I was cleaning my book shelves last week and got my hands on Matt Groening’s ‘Childhood is hell’. And yes, it is that Simpsons fellow. You’re expecting pure genius now, aren’t you? That’s exactly what he delivers too. What’s more, it’s bundled with a few surprises as well. As I opened the first page of the comic, I was a little taken aback to read the words, ‘M. Ali. Shaik Feb 89, Boston, MA’ written on the top right corner. I swear in the name of the good lord of comics that, until that day, I hadn’t seen or heard about that comic even once in my life! My mother, who bought me comics until I was 12, had no clue where it came from either.

I moved on from this curious detail and finished the 24 chapters in one sitting. The story starts with the ominous question, ‘Is childhood hell’? Matt Groening doesn’t really wait for a response and just goes right ahead proving that it was. He dedicates each chapter to an age in the life of a child: Chapter one – How to be a wily 1-year-old and so on until we arrive at Chapter twenty four – How to be a teenage 12-year-old. The style of art is simplistic and the characters seem to be in that evolutionary phase, right before the monkey turns into the Simpsons. You can’t really put this comic down as it just grabs you by the collar, strings together all the random images and thoughts that goes through a child’s mind to tell you a neat little, coherent story that makes you realise everyone goes through the same shit as you and offers some tips on how to deal with that.

In any case, I really wish I had read this when I was 12. It would have proved to be the most helpful guide to childhood I could have hoped for. I really think it was providential finding the comic this year – 25 years after M. Ali. Shaik found it in Boston, MA. I looked it up on Amazon to check what it was worth today and it wasn’t in stock. My theory is that it was never in stock. Matt Groening doesn’t exist, well at least he has no physical existence. Have you ever met him? No, you haven’t.

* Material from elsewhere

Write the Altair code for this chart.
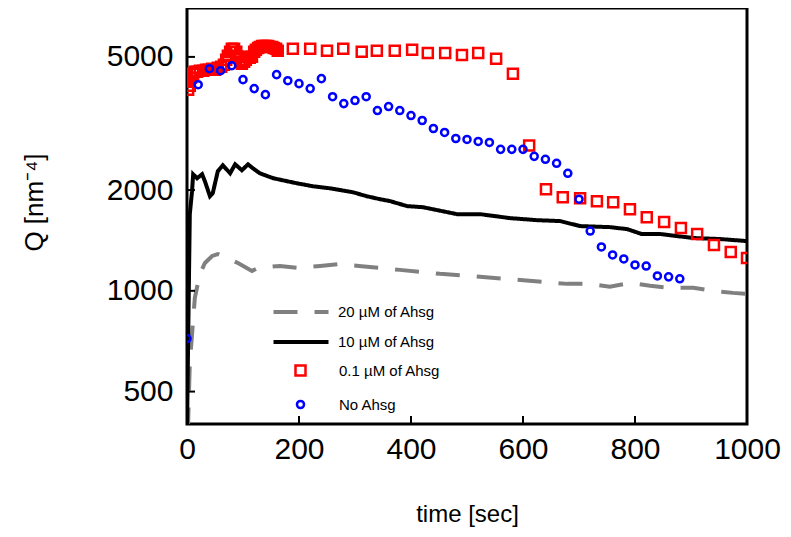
import altair as alt
import pandas as pd

FONT = "Liberation Sans"

# ---- data ----
gray_t = [0, 2, 5, 14, 23, 32, 45, 55, 71, 91, 116, 127, 166, 198, 238, 273, 307, 343, 380, 452, 523, 595, 679, 720, 755, 791, 827, 863, 904, 939, 975, 1000]
gray_q = [380, 402, 606, 953, 1124, 1211, 1271, 1288, 1254, 1211, 1147, 1171, 1187, 1171, 1187, 1203, 1187, 1171, 1155, 1124, 1101, 1078, 1049, 1049, 1028, 1056, 1035, 1021, 1021, 1000, 986, 980]

black_t = [0, 2, 5, 9, 11, 18, 27, 32, 41, 46, 55, 64, 77, 86, 98, 109, 118, 130, 154, 196, 225, 255, 296, 321, 345, 363, 393, 421, 482, 523, 577, 625, 666, 702, 755, 786, 812, 845, 904, 952, 1000]
black_q = [380, 700, 1695, 1985, 2229, 2170, 2229, 2125, 1917, 1958, 2276, 2372, 2245, 2388, 2292, 2388, 2322, 2245, 2170, 2096, 2053, 2025, 1971, 1917, 1878, 1853, 1791, 1778, 1695, 1695, 1649, 1626, 1616, 1561, 1550, 1529, 1478, 1478, 1438, 1428, 1408]

red_t = [0, 2, 4, 5, 7, 11, 14, 18, 23, 29, 34, 39, 45, 50, 55, 61, 66, 70, 73, 77, 80, 84, 88, 91, 95, 98, 102, 105, 109, 112, 116, 120, 123, 127, 130, 134, 138, 141, 145, 148, 152, 155, 159, 162,
         189, 220, 250, 279, 312, 339, 371, 402, 430, 461, 491, 520, 552, 582, 611, 641, 671, 702, 732, 761, 791, 821, 852, 882, 911, 941, 971, 1000]
red_q = [4260, 3992, 4217, 4103, 4334, 4455, 4518, 4518, 4548, 4548, 4580, 4580, 4611, 4580, 4643, 4675, 4740, 4900, 5036, 5178, 5285, 5285, 5178, 5002, 4840, 4772, 4840, 4900, 5002, 4968, 5002, 5178, 5250, 5320, 5356, 5393, 5393, 5393, 5393, 5356, 5356, 5320, 5285, 5215,
         5285, 5285, 5215, 5285, 5180, 5215, 5215, 5250, 5140, 5140, 5070, 5140, 4935, 4455, 2720, 2012, 1905, 1890, 1853, 1840, 1754, 1660, 1605, 1540, 1478, 1370, 1306, 1253]

blue_t = [0, 20, 40, 60, 80, 100, 120, 140, 160, 180, 200, 220, 240, 260, 280, 300, 320, 340, 360, 380, 400, 420, 440, 460, 480, 500, 520, 540, 560, 580, 600, 620, 640, 660, 680, 700, 720, 740, 760, 780, 800, 820, 840, 860, 880]
blue_q = [720, 4130, 4610, 4548, 4706, 4276, 4020, 3857, 4426, 4246, 4160, 4020, 4305, 3803, 3626, 3702, 3803, 3457, 3553, 3457, 3340, 3228, 3055, 2973, 2852, 2833, 2794, 2775, 2647, 2647, 2647, 2522, 2472, 2404, 2245, 1878, 1509, 1352, 1280, 1245, 1195, 1186, 1108, 1101, 1086]

line_series = ["20 µM of Ahsg", "10 µM of Ahsg"]
point_series = ["0.1 µM of Ahsg", "No Ahsg"]
x_ticks = [0, 200, 400, 600, 800, 1000]
y_ticks = [500, 1000, 2000, 5000]
x_inner_ticks = [200, 400, 600, 800]

lines_df = pd.concat([
    pd.DataFrame({"t": gray_t, "q": gray_q, "series": line_series[0]}),
    pd.DataFrame({"t": black_t, "q": black_q, "series": line_series[1]}),
])
points_df = pd.concat([
    pd.DataFrame({"t": red_t, "q": red_q, "series": point_series[0]}),
    pd.DataFrame({"t": blue_t, "q": blue_q, "series": point_series[1]}),
])
ytick_df = pd.DataFrame({"q": y_ticks})
xtick_df = pd.DataFrame({"t": x_inner_ticks})

x_scale = alt.Scale(domain=[0, 1000], nice=False, zero=False)
y_scale = alt.Scale(type="log", domain=[400, 7000], nice=False)

x_axis = alt.Axis(values=x_ticks, format="d", title="time [sec]", ticks=False, domain=False, grid=False,
                  labelFontSize=30, labelFont=FONT, labelColor="black", labelPadding=10,
                  labelFlush=False, labelOverlap=False,
                  titleFontSize=24, titleFont=FONT, titleFontWeight="normal", titleColor="black",
                  titleY=90, titleBaseline="middle")
y_axis = alt.Axis(values=y_ticks, format="d", title="Q [nm⁻⁴]", ticks=False, domain=False, grid=False,
                  labelFontSize=30, labelFont=FONT, labelColor="black", labelPadding=14,
                  labelOverlap=False, labelBaseline="middle",
                  titleFontSize=26, titleFont=FONT, titleFontWeight="normal", titleColor="black",
                  titleX=-153, titleY=194, titleBaseline="middle", titleAlign="center", titleAngle=-90)

line_legend = alt.Legend(title=None, orient="none", legendX=101, legendY=291,
                         symbolType="M-2.5,0H2.5", symbolSize=484, symbolStrokeWidth=4,
                         labelFontSize=15, labelFont=FONT, labelFontWeight="normal", labelColor="black", labelOffset=24,
                         padding=0, rowPadding=9)
pt_legend = alt.Legend(title=None, orient="none", legendX=106, legendY=355,
                       symbolSize=80, symbolStrokeWidth=2.5, symbolFillColor="transparent",
                       labelFontSize=15, labelFont=FONT, labelFontWeight="normal", labelColor="black", labelOffset=31,
                       padding=0, rowPadding=14)

X = alt.X("t:Q", scale=x_scale, axis=x_axis)
Y = alt.Y("q:Q", scale=y_scale, axis=y_axis)

lines = alt.Chart(lines_df).mark_line(strokeWidth=4, clip=True).encode(
    x=X, y=Y,
    color=alt.Color("series:N", scale=alt.Scale(domain=line_series, range=["#808080", "#000000"]), legend=line_legend),
    strokeDash=alt.StrokeDash("series:N", scale=alt.Scale(domain=line_series, range=[[24, 17], [1, 0]]), legend=line_legend),
)

points = alt.Chart(points_df).mark_point(filled=False, strokeWidth=2.5, opacity=1, clip=True).encode(
    x=X, y=Y,
    color=alt.Color("series:N", scale=alt.Scale(domain=point_series, range=["#ff0000", "#0000ff"]), legend=pt_legend),
    shape=alt.Shape("series:N", scale=alt.Scale(domain=point_series, range=["square", "circle"]), legend=pt_legend),
    size=alt.Size("series:N", scale=alt.Scale(domain=point_series, range=[100, 50]), legend=None),
)

yticks = alt.Chart(ytick_df).mark_rule(color="black", strokeWidth=2).encode(
    y=Y, x=alt.value(0), x2=alt.value(8))
xticks = alt.Chart(xtick_df).mark_rule(color="black", strokeWidth=2).encode(
    x=X, y=alt.value(416), y2=alt.value(408))

chart = alt.layer(lines, points, yticks, xticks).resolve_scale(
    color="independent", shape="independent", strokeDash="independent", size="independent"
).properties(
    width=560, height=416,
    autosize=alt.AutoSizeParams(type="none"),
    padding={"left": 179, "top": 0, "right": 34, "bottom": 105},
    background="white",
).configure_view(stroke="black", strokeWidth=3)

chart.save("out.html", embed_options={"renderer": "svg", "actions": False})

He made one copy of this comic and placed it in children’s libraries. And it’s supposed to travel the world, from one library to the next until you read it once and then it disappeared, having done its job. How do I know this? After I finished reading Childhood is Hell, I placed it back in my bookshelf, right on top of Brian Wood’s DMZ, volume 9. A week later, as I reached for the top of the pile to complete this review, guess what I found in my hand? Brian Wood’s DMZ, volume 9.